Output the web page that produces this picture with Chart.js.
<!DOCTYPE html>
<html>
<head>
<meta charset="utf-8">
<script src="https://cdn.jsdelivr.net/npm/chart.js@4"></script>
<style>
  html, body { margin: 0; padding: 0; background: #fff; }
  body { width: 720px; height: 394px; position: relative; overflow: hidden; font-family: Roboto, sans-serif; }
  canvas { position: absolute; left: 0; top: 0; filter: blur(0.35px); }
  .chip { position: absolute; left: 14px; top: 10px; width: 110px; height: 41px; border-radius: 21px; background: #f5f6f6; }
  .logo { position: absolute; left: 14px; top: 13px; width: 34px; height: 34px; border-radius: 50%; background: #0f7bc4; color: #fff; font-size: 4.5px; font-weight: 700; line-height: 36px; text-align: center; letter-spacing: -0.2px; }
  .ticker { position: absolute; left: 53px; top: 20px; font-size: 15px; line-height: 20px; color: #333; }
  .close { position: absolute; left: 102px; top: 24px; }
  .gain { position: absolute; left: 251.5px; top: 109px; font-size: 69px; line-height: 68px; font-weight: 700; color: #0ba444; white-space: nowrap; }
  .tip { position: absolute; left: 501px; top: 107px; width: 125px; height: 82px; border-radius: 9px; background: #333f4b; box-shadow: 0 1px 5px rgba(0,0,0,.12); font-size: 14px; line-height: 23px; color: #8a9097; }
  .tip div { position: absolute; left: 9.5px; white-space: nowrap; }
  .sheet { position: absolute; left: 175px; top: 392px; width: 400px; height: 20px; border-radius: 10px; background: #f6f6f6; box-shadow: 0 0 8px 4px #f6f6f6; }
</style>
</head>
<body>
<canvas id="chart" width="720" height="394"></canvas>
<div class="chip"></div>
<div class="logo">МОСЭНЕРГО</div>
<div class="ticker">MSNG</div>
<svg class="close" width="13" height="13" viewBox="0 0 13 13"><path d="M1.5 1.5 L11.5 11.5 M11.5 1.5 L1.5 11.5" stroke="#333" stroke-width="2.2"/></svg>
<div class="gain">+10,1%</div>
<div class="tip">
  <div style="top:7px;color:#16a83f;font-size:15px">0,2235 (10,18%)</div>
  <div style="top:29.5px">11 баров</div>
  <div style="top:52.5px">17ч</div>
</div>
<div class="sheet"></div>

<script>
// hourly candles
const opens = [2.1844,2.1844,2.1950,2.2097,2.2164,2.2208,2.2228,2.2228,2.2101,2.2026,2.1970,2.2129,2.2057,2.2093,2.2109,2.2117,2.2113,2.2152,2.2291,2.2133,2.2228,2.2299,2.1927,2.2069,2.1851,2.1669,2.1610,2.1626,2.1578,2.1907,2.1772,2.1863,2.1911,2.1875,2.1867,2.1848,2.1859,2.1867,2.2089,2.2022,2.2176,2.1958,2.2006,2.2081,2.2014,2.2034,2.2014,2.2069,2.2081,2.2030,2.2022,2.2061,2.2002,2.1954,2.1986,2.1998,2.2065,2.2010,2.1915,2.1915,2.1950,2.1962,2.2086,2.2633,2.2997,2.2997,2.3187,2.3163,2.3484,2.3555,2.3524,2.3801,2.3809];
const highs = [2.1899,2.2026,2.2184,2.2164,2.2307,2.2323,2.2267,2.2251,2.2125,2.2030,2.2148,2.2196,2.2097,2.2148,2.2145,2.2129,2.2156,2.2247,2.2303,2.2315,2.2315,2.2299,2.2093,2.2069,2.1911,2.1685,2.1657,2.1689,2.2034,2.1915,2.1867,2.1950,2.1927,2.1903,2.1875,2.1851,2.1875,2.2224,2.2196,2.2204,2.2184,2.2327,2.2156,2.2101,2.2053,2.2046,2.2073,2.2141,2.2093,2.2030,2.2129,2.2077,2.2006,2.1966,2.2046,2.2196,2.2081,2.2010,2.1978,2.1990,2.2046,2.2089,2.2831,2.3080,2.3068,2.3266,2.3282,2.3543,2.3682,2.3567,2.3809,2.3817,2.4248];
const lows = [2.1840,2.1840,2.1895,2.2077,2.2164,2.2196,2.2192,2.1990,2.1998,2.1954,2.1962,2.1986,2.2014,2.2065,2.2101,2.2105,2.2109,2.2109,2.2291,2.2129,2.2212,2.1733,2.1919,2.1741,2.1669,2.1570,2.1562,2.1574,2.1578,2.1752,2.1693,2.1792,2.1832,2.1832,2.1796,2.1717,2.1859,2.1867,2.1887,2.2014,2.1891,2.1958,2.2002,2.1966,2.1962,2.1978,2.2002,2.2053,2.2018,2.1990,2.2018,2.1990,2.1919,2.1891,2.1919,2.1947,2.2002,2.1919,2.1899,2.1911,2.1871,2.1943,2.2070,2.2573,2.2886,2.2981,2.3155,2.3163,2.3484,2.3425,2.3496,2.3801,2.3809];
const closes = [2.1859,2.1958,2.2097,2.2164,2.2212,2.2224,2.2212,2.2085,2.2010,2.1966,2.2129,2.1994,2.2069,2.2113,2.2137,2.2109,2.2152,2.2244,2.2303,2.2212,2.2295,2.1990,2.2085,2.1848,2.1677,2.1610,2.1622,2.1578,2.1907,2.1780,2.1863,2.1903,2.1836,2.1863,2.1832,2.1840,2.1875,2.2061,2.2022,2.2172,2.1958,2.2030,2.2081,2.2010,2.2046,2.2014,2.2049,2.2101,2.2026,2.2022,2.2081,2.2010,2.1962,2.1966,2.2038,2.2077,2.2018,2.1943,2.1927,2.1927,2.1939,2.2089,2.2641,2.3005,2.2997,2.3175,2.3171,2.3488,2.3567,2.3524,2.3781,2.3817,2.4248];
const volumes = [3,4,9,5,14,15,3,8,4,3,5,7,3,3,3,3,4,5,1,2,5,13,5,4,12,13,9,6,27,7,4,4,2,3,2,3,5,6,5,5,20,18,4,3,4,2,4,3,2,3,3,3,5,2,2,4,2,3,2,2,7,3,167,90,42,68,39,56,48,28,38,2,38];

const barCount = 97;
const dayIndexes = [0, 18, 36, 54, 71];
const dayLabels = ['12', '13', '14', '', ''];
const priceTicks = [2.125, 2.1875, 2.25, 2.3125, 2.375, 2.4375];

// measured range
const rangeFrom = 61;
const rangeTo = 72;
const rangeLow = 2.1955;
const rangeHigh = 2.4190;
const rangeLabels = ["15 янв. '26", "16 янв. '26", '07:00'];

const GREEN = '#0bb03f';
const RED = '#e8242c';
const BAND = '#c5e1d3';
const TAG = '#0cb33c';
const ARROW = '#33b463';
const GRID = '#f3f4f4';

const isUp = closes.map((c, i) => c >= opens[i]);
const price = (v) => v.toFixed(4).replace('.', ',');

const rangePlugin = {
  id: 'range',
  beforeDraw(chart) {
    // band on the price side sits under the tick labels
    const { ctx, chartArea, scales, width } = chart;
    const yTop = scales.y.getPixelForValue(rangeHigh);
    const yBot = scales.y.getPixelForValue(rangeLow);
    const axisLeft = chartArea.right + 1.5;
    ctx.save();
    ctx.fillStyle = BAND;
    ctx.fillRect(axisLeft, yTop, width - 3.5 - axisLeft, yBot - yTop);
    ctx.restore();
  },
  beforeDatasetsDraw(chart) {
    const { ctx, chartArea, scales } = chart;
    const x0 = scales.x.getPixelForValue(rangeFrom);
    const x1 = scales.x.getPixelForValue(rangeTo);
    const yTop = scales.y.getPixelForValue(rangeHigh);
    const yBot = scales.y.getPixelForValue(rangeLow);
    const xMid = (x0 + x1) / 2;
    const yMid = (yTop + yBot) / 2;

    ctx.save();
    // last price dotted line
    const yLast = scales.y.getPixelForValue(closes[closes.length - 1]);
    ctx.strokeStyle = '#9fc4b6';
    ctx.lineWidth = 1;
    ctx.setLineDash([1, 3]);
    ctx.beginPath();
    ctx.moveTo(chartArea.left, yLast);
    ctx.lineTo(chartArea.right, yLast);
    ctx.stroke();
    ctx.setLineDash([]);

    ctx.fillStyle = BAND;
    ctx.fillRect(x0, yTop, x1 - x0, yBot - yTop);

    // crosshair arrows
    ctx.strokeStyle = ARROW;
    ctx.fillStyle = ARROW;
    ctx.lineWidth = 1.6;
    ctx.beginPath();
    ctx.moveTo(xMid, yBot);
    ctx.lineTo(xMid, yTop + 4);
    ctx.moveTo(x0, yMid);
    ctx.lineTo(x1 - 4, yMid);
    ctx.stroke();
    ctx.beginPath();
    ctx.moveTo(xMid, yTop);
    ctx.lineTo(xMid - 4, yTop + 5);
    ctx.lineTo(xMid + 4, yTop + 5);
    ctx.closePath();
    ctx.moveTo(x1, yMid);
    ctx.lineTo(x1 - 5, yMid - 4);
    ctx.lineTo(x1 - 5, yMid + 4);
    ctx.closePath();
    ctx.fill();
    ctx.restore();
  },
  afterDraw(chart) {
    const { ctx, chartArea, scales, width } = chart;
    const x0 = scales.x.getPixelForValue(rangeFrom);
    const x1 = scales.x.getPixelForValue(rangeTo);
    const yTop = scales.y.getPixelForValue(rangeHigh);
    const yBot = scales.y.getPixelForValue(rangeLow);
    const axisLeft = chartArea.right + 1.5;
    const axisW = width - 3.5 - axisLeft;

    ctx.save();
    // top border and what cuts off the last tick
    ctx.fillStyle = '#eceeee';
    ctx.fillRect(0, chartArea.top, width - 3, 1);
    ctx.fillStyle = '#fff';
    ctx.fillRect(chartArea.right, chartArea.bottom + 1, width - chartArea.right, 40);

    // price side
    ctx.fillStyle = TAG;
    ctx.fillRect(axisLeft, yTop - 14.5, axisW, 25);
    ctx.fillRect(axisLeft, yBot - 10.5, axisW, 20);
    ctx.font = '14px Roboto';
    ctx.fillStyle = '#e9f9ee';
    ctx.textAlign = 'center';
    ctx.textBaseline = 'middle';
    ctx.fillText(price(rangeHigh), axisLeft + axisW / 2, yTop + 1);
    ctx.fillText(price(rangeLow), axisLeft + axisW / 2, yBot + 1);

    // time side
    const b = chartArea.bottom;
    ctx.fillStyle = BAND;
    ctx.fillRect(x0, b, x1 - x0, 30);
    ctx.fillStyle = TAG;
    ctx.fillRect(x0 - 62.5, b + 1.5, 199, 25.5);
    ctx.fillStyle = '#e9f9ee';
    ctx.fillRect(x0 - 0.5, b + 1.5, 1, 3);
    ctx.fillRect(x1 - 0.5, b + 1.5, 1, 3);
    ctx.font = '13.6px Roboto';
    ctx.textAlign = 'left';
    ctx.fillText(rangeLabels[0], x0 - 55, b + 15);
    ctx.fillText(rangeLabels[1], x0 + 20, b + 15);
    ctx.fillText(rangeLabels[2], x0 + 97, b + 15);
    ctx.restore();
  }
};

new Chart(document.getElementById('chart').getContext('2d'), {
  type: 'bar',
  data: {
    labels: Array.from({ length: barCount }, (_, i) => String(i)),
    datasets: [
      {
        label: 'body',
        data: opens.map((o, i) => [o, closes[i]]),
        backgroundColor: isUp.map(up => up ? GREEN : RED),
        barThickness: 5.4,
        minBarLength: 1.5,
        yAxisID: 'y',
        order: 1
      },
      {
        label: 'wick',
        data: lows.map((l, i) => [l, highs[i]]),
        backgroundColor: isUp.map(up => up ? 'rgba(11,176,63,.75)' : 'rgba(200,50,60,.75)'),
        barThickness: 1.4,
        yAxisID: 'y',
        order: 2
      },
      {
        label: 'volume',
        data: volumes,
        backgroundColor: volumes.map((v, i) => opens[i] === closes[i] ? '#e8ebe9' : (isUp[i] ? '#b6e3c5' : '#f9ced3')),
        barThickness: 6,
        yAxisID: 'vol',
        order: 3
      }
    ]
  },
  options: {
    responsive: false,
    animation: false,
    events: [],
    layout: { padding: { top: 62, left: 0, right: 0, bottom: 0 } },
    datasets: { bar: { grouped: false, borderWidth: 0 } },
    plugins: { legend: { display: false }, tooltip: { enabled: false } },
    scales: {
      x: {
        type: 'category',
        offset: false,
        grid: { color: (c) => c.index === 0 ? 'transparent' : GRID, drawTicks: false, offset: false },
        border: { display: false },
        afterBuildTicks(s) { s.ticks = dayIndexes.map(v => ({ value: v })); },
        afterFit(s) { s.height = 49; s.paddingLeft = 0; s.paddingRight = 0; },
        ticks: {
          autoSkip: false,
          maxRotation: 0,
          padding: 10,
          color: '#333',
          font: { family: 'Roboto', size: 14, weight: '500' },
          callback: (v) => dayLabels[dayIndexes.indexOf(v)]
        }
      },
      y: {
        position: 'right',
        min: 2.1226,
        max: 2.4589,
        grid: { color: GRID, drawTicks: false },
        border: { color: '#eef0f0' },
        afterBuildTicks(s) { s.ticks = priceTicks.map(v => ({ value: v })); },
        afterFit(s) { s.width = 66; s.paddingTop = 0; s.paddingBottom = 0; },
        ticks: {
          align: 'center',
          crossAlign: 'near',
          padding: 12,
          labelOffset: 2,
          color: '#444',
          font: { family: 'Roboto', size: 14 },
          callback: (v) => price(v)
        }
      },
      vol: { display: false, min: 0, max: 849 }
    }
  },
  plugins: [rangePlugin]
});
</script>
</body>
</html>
---*---
Brief: Copy each line above containing the string "picture".

Result of this task:
Output the web page that produces this picture with Chart.js.

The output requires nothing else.